A partir de 1088, et comme nous l'avons dit prédedemment, l'évêque de Paris lui abandonne ses droits sur l'église de Bondy et fera de même dans les années qui suivirent, pour 9 autres églises voisines. C'est ainsi que se constituera
au centre de l'actuel département de Seine-Saint-Denis un ensemble de seigneuries d'églises relevant de l'ordre de Cluny lequel occupera
une place de premier plan dans la société féodale juqu'au XV ème siècle.

représentation de la donation de 1060. La 4 ème toure est Bonzeias (Bondy)L'image ci-contre représente les biens données par le roi en 1060, chacun étant représenté par une tour, en premier la terre d'Aubervilliers, en second Noisy le Grand, en troisième Annetsur Marne (Anetus), la quatrième tour représente Bondy ( Bonzeias) et la dernière Dizy le Gros dans l'Aisne.

Elle marque symboliquement l'importance de la donation royale faite à l'Ordre bourguignon de Cluny, "fer de lance du Pape" près de Paris, ce dont témoigne l'importance des dignitaires présents: 


Le roi et Renaud, comte de Soisson, Hugues, comte de Dammartin en Goële, Hugues de Crépy, frère du roi, Baudoin IV des Flandres avec son fils et Gui de Montlhéry dit le Grand, fils de Milon.

Abbaye possédant droit de Haute Justice, Saint Martin des Champs assumera la seigneurie spirituelle  sur la paroisse de Bondy.

L'ordre de Cluny

Fondé en 910 à Cluny (Saône et Loire) par Guillaume dit le Pieux, duc d'Aquitaine et comte de Macon et de Bourges, l'abbaye de Cluny jouera un rôle économique et politique de premier plan auprès des souverains pendant le Moyen-Age. 
Devenue donneur d'ordre et dirigeante de seigneuris d'églises, l'ordre de Cluny regroupera un millier de domaines en Europe et édifiera une église abbatiale qui jouera un rôle de capitale monastique. 
Pilier de la réforme grégorienne, occupant une place prépondérante dans l'organisation du monde féodal, Cluny connaîtra son apogée du XII ème au XIV ème siècle. La guerre de Cent-ans lui fera perdre les revenus de ses filiales anglaises et marquera le début de son déclin.
Ses armes parlantes étaient les clés de saint Pierre et le glaive de saint Paul.

Armes de Cluny

Le début de la fin pour les moines

A l'issue de la guerre franco anglaise qui fit naître le concept d'Etat-Nation, les biens possédés par Saint Martin des Champs à Bondy étaient en triste état faute d'entretien et de bras. Malgré le manque de dynamisme de la renaissance agricole, les religieux exploiteront à leur guise la seigneurie jusqu'en 1535, date laquelle le roi et le haut clergé imposeront des abbés commendatés -généralement de puissants personnages -chargés de l'administration temporelle. Puis le roi François 1er et ses successeurs auront besoin d'argent pour mener, d'une part la guerre contre l'empereur Charles puis, d'autre part, la lutte contre la Réforme et procéderons à la vente des terres abbatiales sous exploitées. Ainsi seront vendues à des particuliers et entre 1540 et 1580, les terres situées à Bondy et relevant des abbayes de Tiron, d'Argenteuil (Merlan) de Saint-Denis et de Saint-Maur des Fossés. Par contre, Saint-Martin des Champs réussira à conserver une centaine d'arpents à Bondy autour de sa ferme de la Grange, le reste étant aliéné en 1563 au bourgeois parisien et avocat Philibert Regnard. Ce sera le premier seigneur laïc de Bondy à posséder un fief religieux, le fief Saint-Pierre, en fait une censive sur laquelle était bâties environs 25 maisons d'habitations à proximité de l'église.

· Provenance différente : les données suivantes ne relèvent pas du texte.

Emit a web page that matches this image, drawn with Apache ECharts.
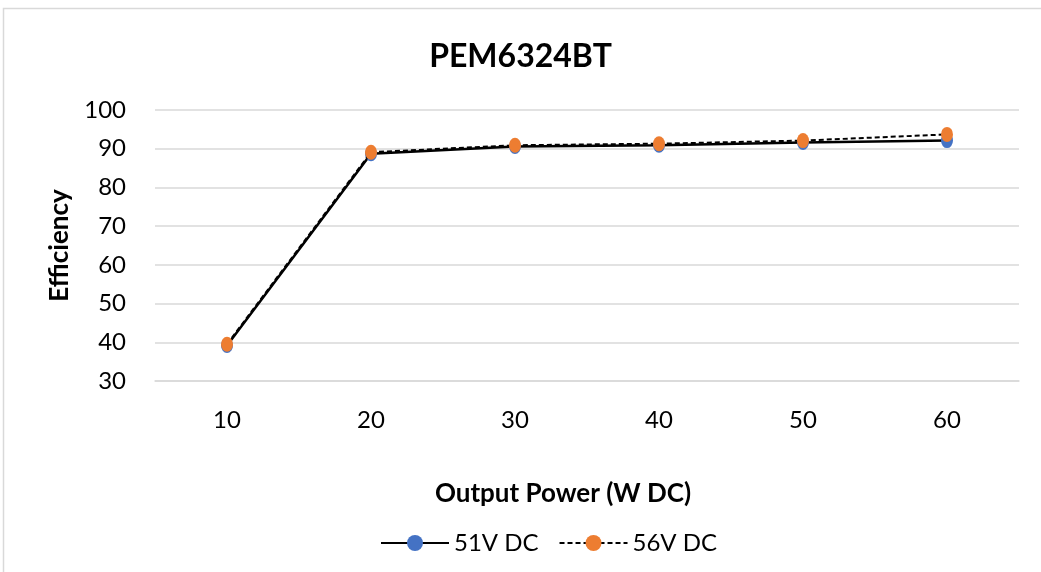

Ces ventes mobilières  vont morceler le terroir et attirer les acquéreurs parisiens. Par contre, cela va renforcer la présence à Bondy de l'abbaye Notre-Dame de Livry qui va faire localement office de  gardienne des intérêts de l'Eglise. Cela lui vaudra d'être partiellement pillée en 1567, au début des  guerres de religion qui se poursuivront jusqu'en 1598.

A partir de 1650, les religieux de Saint Martin qui avaient conservés leur ferme de la Grange connurent de graves difficultés financières et leur prieur sera traduit en justice en 1677. A l'issue d'une longue procédure, le prieurél parisien  sera déclaré en faillitte et condamnée en 1722. Il devra vendre tous les biens qu'il avait conservés à Bondy, Pantin et Belleville. Mais la sentence fera objet d'un sursis à exécution qui traînera jusqu'à la Révolution.

Triste fin pour cette abbaye parisienne dont les vestiges de bâtiments forment le siège du Conservatoire National des Arts et Métiers.